El desconcierto de la izquierda es evidente, no sólo en Francia, pero ello no autoriza a suponer que la derecha esté muy concertada. Tras el desmembramiento de la Unión Soviética y la disolución del Pacto de Varsovia, Occidente invadió esos inermes mercados con su aplanadora consumista. Para aniquilar los resultados de semejante maniobra envolvente alcanza con ver los noticieros: en el ex Este (u Oeste-bis) no abundan las viviendas ni los alimentos, pero en cambio proliferan las mafias, los secuestros, las violaciones, el narcotráfico, la corrupción, la violencia, la xenofobia, los neonazis, el crimen. O sea, igualito que en Occidente.
Dominus vobiscum
. Vale decir: sálvese quien pueda.

¿Hacia dónde irá esa derecha triunfante y ensoberbecida? En realidad, el rumbo ya lo sabemos. La pregunta sería más bien: ¿hasta dónde podrá llegar? En Italia, Alemania, España, Chile, hubo en su momento partidos y movimientos de derecha que se creyeron vanguardias del conservadurismo o del nacionalismo; cuando se dieron cuenta de que apenas eran retaguardias de Mussolini, Hitler, Franco, Pinochet, ya era tarde. Y ahí sus adeptos se bifurcaron: unos se convirtieron a la ignominia, otros sufrieron prisión y tortura, otros más murieron en el exilio. Ojalá que esta vez lo adviertan a tiempo.

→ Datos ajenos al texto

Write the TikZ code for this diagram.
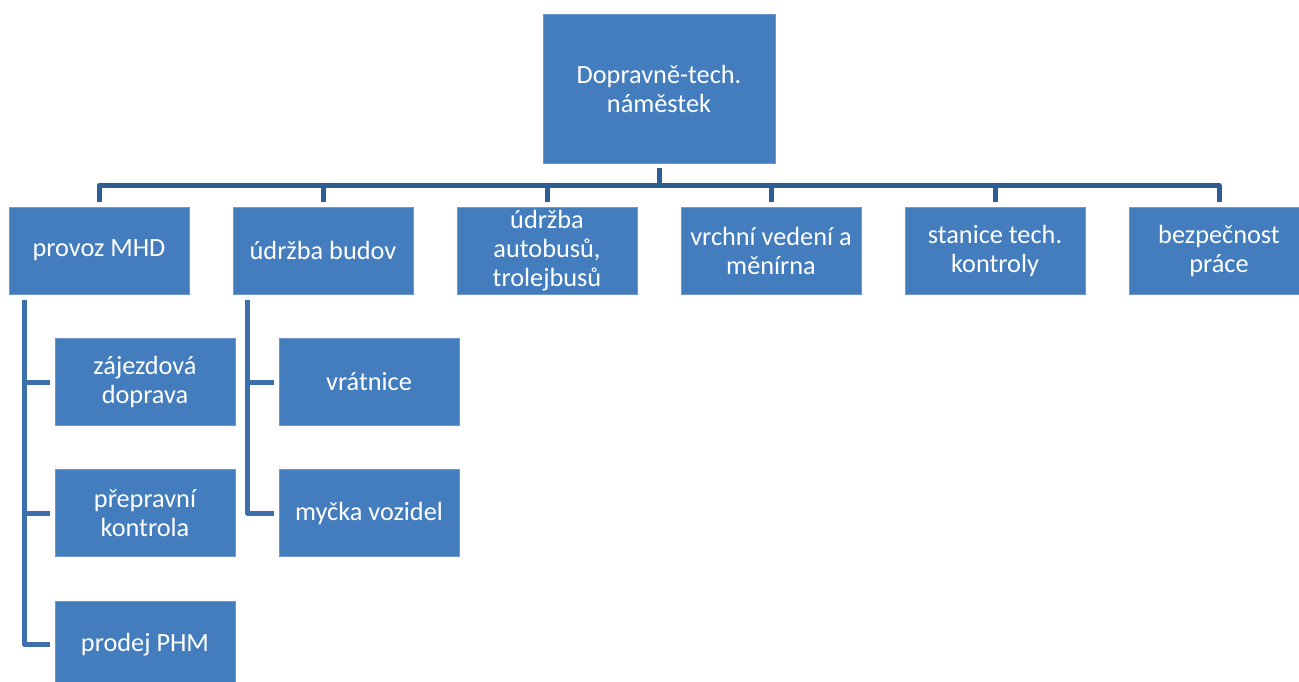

Algo que las derechas, y menos aún los conversos al neoliberalismo, rara vez entienden, es que por debajo del poder y su concupiscencia, hay estamentos sociales (antes se decía
pueblo
) que tienen necesidades, aspiraciones, urgencias; y también que viejos conceptos como justicia social, o la famosa
égalité
, no son sustituibles con los de limosna o caridad, tan frecuentados por encíclicas y homilías. «Los tiempos de la filantropía», decía Cesare Pavese, «son los tiempos en que se encarcela a los mendigos».

Derivación justificada o mera coincidencia, lo cierto es que a partir de la Guerra del Golfo, algo huele a podrido en Occidente. Desde Collor de Mello hasta Giulio Andreotti, y viceversa, las nubes tóxicas de la corrupción atraviesan océanos y continentes. Aun los célebres
milagros
económicos suelen acabar en paro laboral, recesión, insolvencia, cohecho. Aquí y allá conspicuos personajes se reconocen en el pudridero de lo venal. Pero lo grave, lo gravísimo para la sociedad en su conjunto, es que aquellos otros (todavía los hay y en buen número) que consideran la política como «la sustancia de su vida moral» (Togliatti
dixit
) van quedando como el idiota de la familia.